Support on the commission is far from unanimous, and it remains unclear how many of the 14 commissioners will sign the final report. Seven of the commissioners were appointed by Republican Schwarzenegger, and seven by Democratic legislative leaders.

Because it would tax a business's payroll costs, it would disproportionately tax knowledge-based industries, which everyone agrees is the best thing California has going for it.

Accordingly. the net receipts for a company such as Wal-Mart would be a much smaller percentage of gross receipts than a company such as Oracle. While much of Wal-Mart's expenses are buying inventory, most of the value of what Oracle sells is the brainpower of its highly compensated, highly skilled work force.

Question: What type of businesses do we want to encourage in the California economy?

The commission analysis acknowledges its proposed tax changes would shift much of California's tax burden away from the very wealthy, who would be the chief beneficiary of a reduction in the personal income tax. The changes, according to the commission's analysis, would reduce revenue from the state income tax by $14 billion a year, with $7 billion of the savings going to the top 3 percent of taxpayers, or those who make more than $200,000 a year in adjusted gross income.

The California Tax Reform Association, notes the BNRT would compound the shifting of the tax burden to the poor and middle-class by effectively taxing rents.

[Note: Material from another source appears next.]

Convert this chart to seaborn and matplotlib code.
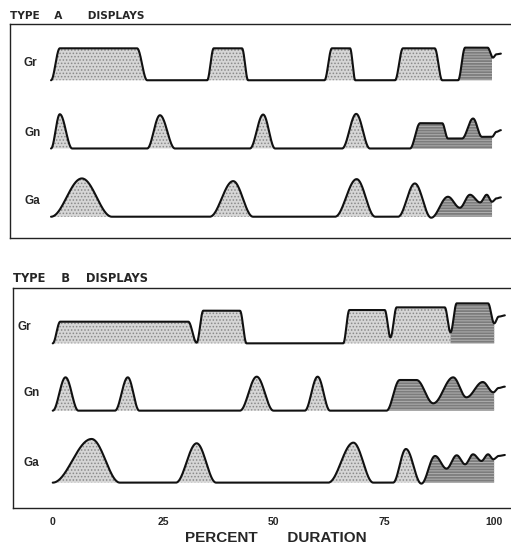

Especially since landlords could not subtract interest payments on their property from their gross receipts, they would be forced to raise rents to cover the new taxes.

The Federation of Independent Businesses said another drawback of the BNRT is it would tax struggling, startup businesses exactly the same as established, profitable ones. The existing corporate income tax is levied only on profits

The California proposal is modeled largely on a similar tax enacted in Michigan in 2007, although the rate of the Michigan tax, 0.8 percent, is just a sliver of the 4.2 percent rate mentioned by the commission.